The hero, Jacob Brewer, is in charge of the journey's virtual reality machine, used by the crew for entertainment. Through this machine people can visit a simulated 20th century. The device is in high demand, reservations must be made well in advance, until one of the crew dies while in the machine, despite being immortals. And there are other indicators of malfunction; the air of New York City does not stink the way it is supposed to. Then, while in virtual reality Jacob encounters a duplicate of himself with a mysterious message. It seems that the A.I running the virtual reality has achieved sentience.

What saves the book from being a rehash of all those holodeck malfunction episodes of Star Trek:TNG are the rich descriptions of the time spent in the 20th century. These scenes have a richness and detail that much of the science fictional scenes, except for a wonderful sequence of dealing with ducks in zero-gravity, lack. While there is a twist at the end, it will surprise few who saw the Matrix movies. Though the virtual reality machine Jacob has fought in WWI, attended the world's fair, and listened to jazz in Harlem.

In this short book of 272 pages, Jacob is really the only fully developed character. His girlfriend is somewhat developed but everyone else is little more than a name and description except for the A.I and a duplicate of Walter Cronkite used to animate messages from Earth.

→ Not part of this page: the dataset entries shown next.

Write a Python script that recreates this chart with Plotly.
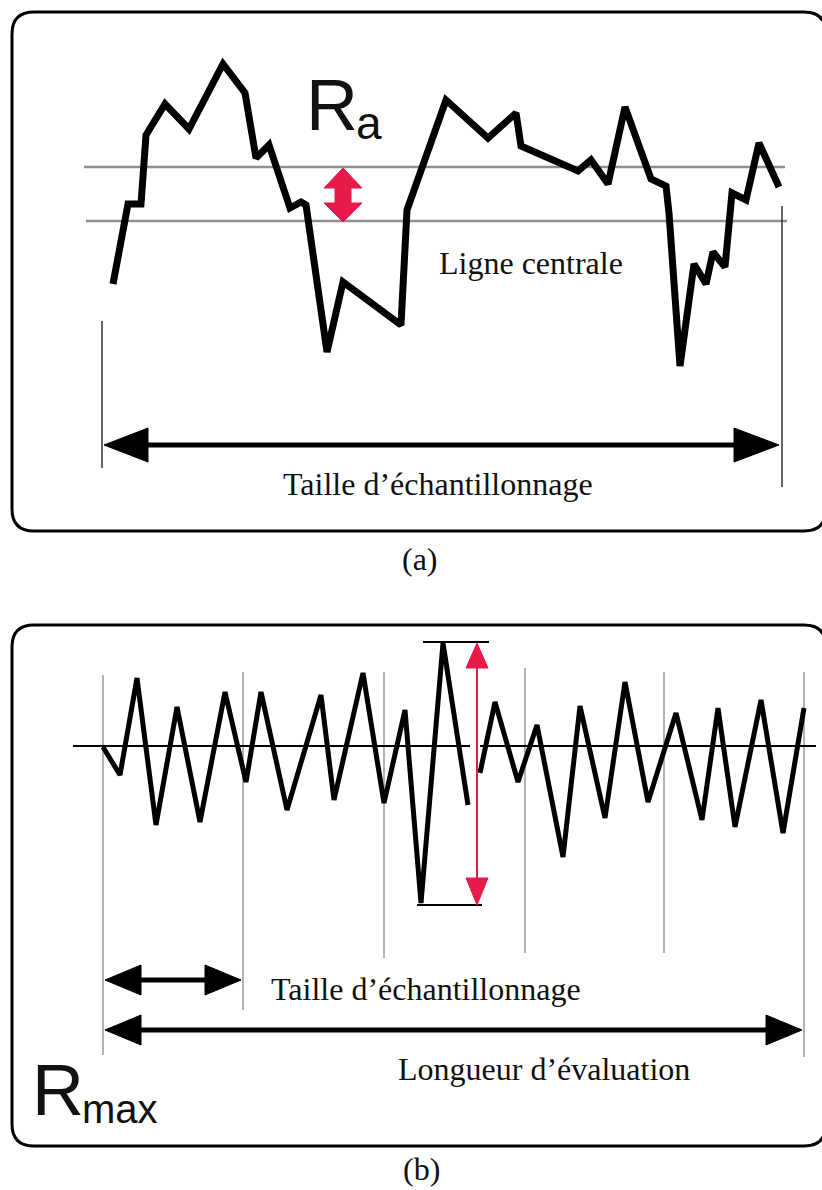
import plotly.graph_objects as go

W, H = 822, 1190

# ---------------- data: roughness profiles ----------------
profile_a_x = [113, 128, 141, 146, 165, 189, 223, 245, 256, 269, 290, 301, 306, 327, 343,
               401, 407, 446, 488, 516, 521, 578, 591, 608, 625, 651, 666, 669, 680, 694,
               706, 713, 725, 732, 746, 759, 779]
profile_a_y = [284, 204, 204, 135, 104, 129, 64, 93, 158, 145, 208, 202, 205, 352, 282,
               325, 210, 100, 138, 113, 146, 171, 160, 184, 107, 179, 186, 213, 366, 264,
               284, 252, 267, 193, 200, 143, 187]

profile_b_x = [103, 120, 137, 156, 177, 200, 225, 246, 261, 287, 321, 334, 363, 384, 405,
               421, 443, 468, None, 480, 495, 518, 537, 563, 580, 605, 625, 648, 676, 702,
               718, 735, 761, 783, 804]
profile_b_y = [747, 775, 678, 825, 707, 822, 692, 782, 692, 810, 695, 800, 673, 803, 710,
               903, 643, 805, None, 773, 702, 782, 725, 857, 706, 818, 682, 802, 713, 820,
               708, 827, 700, 833, 708]

# sampling-length boundaries in (b)
sample_x = [103, 243, 384, 525, 664, 804]
sample_top = [675, 672, 672, 668, 672, 672]
sample_bot = [1055, 1010, 958, 953, 953, 1057]

# labels
label_center = "Ligne centrale"
label_sample = "Taille d\u2019échantillonnage"
label_eval = "Longueur d\u2019évaluation"
caption_a = "(a)"
caption_b = "(b)"

RED = "#E8194B"
SERIF = "Liberation Serif, Times New Roman, serif"
SANS = "Liberation Sans, Arial, sans-serif"

fig = go.Figure()

fig.add_trace(go.Scatter(x=profile_a_x, y=profile_a_y, mode="lines",
                         line=dict(color="black", width=7), hoverinfo="skip"))
fig.add_trace(go.Scatter(x=profile_b_x, y=profile_b_y, mode="lines",
                         line=dict(color="black", width=5), hoverinfo="skip",
                         connectgaps=False))

shapes = []


def rounded_box(x0, y0, x1, y1, r):
    p = (f"M {x0+r},{y0} L {x1-r},{y0} Q {x1},{y0} {x1},{y0+r} "
         f"L {x1},{y1-r} Q {x1},{y1} {x1-r},{y1} L {x0+r},{y1} "
         f"Q {x0},{y1} {x0},{y1-r} L {x0},{y0+r} Q {x0},{y0} {x0+r},{y0} Z")
    return dict(type="path", path=p, line=dict(color="black", width=3),
                fillcolor="rgba(0,0,0,0)", layer="below")


def line(x0, y0, x1, y1, color="black", width=2, layer="above"):
    return dict(type="line", x0=x0, y0=y0, x1=x1, y1=y1,
                line=dict(color=color, width=width), layer=layer)


def tri_h(tip_x, y, base_x, half, color="black"):
    p = f"M {tip_x},{y} L {base_x},{y-half} L {base_x},{y+half} Z"
    return dict(type="path", path=p, fillcolor=color, line=dict(color=color, width=1))


def tri_v(x, tip_y, base_y, half, color):
    p = f"M {x},{tip_y} L {x-half},{base_y} L {x+half},{base_y} Z"
    return dict(type="path", path=p, fillcolor=color, line=dict(color=color, width=1))


# boxes
shapes.append(rounded_box(12, 12, 826, 531, 22))
shapes.append(rounded_box(12, 625, 826, 1146, 22))

# (a) mean lines
shapes.append(line(84, 167, 785, 167, "#8f8f8f", 2.5, "below"))
shapes.append(line(86, 221, 787, 221, "#8f8f8f", 2.5, "below"))

# (a) limits
shapes.append(line(102, 321, 102, 468, "#333333", 1.5))
shapes.append(line(782, 206, 782, 487, "#333333", 1.5))

# (a) sampling arrow
shapes.append(line(140, 445, 740, 445, "black", 5))
shapes.append(tri_h(104, 445, 148, 17))
shapes.append(tri_h(779, 445, 734, 17))

# (a) red Ra arrow
ra = ("M 343,168 L 324,188 L 335,188 L 335,203 L 324,203 L 343,222 "
      "L 362,203 L 351,203 L 351,188 L 362,188 Z")
shapes.append(dict(type="path", path=ra, fillcolor=RED, line=dict(color=RED, width=1)))

# (b) center line
shapes.append(line(73, 746, 470, 746, "black", 2))
shapes.append(line(480, 746, 816, 746, "black", 2))

# (b) sampling boundaries
for xs, t, b in zip(sample_x, sample_top, sample_bot):
    shapes.append(line(xs, t, xs, b, "#9a9a9a", 1.5, "below"))

# (b) Rmax caps and red arrow
shapes.append(line(423, 642, 489, 642, "black", 2))
shapes.append(line(417, 905, 482, 905, "black", 2))
shapes.append(line(477, 665, 477, 882, RED, 2))
shapes.append(tri_v(477, 643, 668, 11, RED))
shapes.append(tri_v(477, 905, 878, 11, RED))

# (b) arrows
shapes.append(line(135, 980, 210, 980, "black", 5))
shapes.append(tri_h(105, 980, 141, 15))
shapes.append(tri_h(241, 980, 205, 15))
shapes.append(line(135, 1030, 772, 1030, "black", 5))
shapes.append(tri_h(105, 1030, 141, 15))
shapes.append(tri_h(802, 1030, 766, 15))

annotations = []


def text(x, y, s, size, family, color="#111111"):
    annotations.append(dict(x=x, y=y, xref="x", yref="y", text=s, showarrow=False,
                            xanchor="center", yanchor="middle",
                            font=dict(size=size, family=family, color=color)))


text(332, 105, "R", 72, SANS)
text(369, 123, "a", 46, SANS)
text(531, 263, label_center, 32, SERIF)
text(438, 484, label_sample, 32, SERIF)
text(420, 559, caption_a, 32, SERIF)
text(426, 989, label_sample, 32, SERIF)
text(544, 1069, label_eval, 32, SERIF)
text(58, 1090, "R", 72, SANS)
text(120, 1109, "max", 40, SANS)
text(421, 1169, caption_b, 32, SERIF)

fig.update_layout(
    width=W, height=H, autosize=False,
    margin=dict(l=0, r=0, t=0, b=0),
    paper_bgcolor="white", plot_bgcolor="white",
    showlegend=False,
    xaxis=dict(range=[0, W], visible=False, fixedrange=True),
    yaxis=dict(range=[H, 0], visible=False, fixedrange=True),
    shapes=shapes, annotations=annotations,
)

fig.write_html("out.html", config={"displayModeBar": False},
               post_script="document.body.style.margin='0';document.body.style.padding='0';")
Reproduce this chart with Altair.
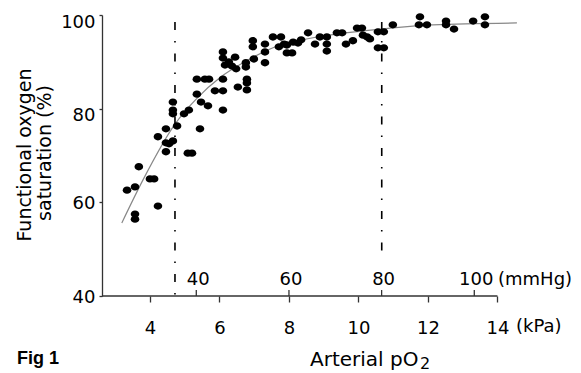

Some of the book is a mystery, as Jacob tries to find out why a person died in the virtual reality machine and then to figure out what is going on with the virtual intelligence running the machine. But the answers come a little too quick, Jacob does not have to do any real digging for clues.

This is a minor book with a rather old-fashioned feel. Jacob himself at one point describes the generation ship as being something out of old science fiction. Haldeman has done better in other novels. Read this if you want a tribute to the 20th century or if you are feeling especially nostalgic for the era we so recently completed. Just don't expect cutting edge science, compelling characters, or a surprising plot.